Tetapi sayangnya, itu hanya terjadi pada anak-anak muda yang memang masih berada di pedesaan. Yang mana akses menuju ke sawah masih cukup mudah di sana. Lain lagi dengan kasus yang terjadi di kota-kota besar dan metropolitan seperti yang terjadi di Indonesia.

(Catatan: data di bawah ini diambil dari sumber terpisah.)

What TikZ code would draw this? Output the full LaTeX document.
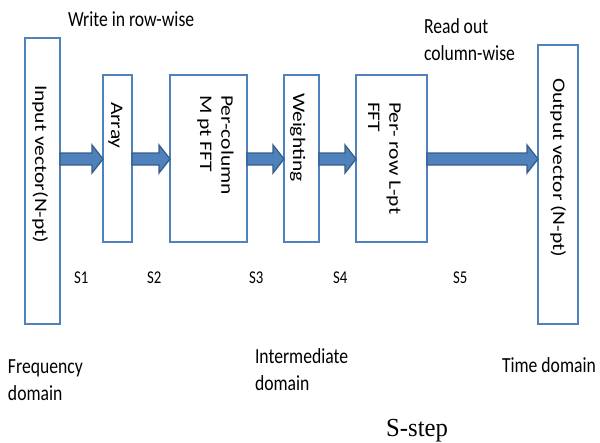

Semakin ke sini, entah kenapa semakin banyak orang-orang tua di desa yang mengajarkan anaknya untuk belajar dan setelah lulus sekolah pergi ke kota dengan tujuan untuk mencari kerja di kota. Memang, pasti ada tujuan dan harapan baik di balik semua pesan-pesan itu. Tetapi yang terjadi malah semakin lama sang anak jauh dari sawah dan desanya, semakin terbuai ia dengan kemudahan dan kenikmatan hidup di kota, semakin ia lupa akan budaya gotong royongnya dan akhirnya menjadi orang yang juga individualis pada akhirnya.
Lho, bukankah tadi dikatakan jika tidak perlu mengajarkan anak menanam padi untuk menumbuhkan gotong-royong?
Memang, benar. Di awal-awal masa mudanya mungkin ia masihlah pemuda yang sama seperti saat ia di desa dulu. Tetapi seiring pengalaman hidupnya di perantauan, tidak punya siapa-siapa, jatuh dan bangun benar-benar ia rasakan dan obati sendiri, ia melihat orang disekitarnya acuh dengan kehidupan sekitarnya termasuk dirinya. Maka muncullah naluri alami manusia untuk beradaptasi menyesuaikan keadaan sekitarnya.
Coping Mechanism-nya mengajarkannya untuk bisa mengatasi semuanya sendiri dan akhirnya menggerus naluri gotong royong yang diwariskan orangtuanya. Begitu terus siklus itu akan berulang sampai kepada anak cucunya kemudian, sampai akhirnya Indonesia menjadi Indonesia yang sekarang kita tahu.
Profesi pertanian semakin ditinggalkan, lahan-lahan sawah dijual ke pengembang properti, manusia-manusianya semakin individualis. Kita pada akhirnya menganggap diri kita harus sekuat baja, harus bisa melakukan semuanya sendirian jika ingin terus merasakan semua kenikmatan yang ditawarkan oleh kota.
Miris bukan? Negara yang dulunya terkenal negara agraria, negaranya para penanam padi yang gotong royongnya tersohor sangat tinggi, lambat laun semakin individualis dan akhirnya untuk bisa makan nasi rutin saja kita kesulitan.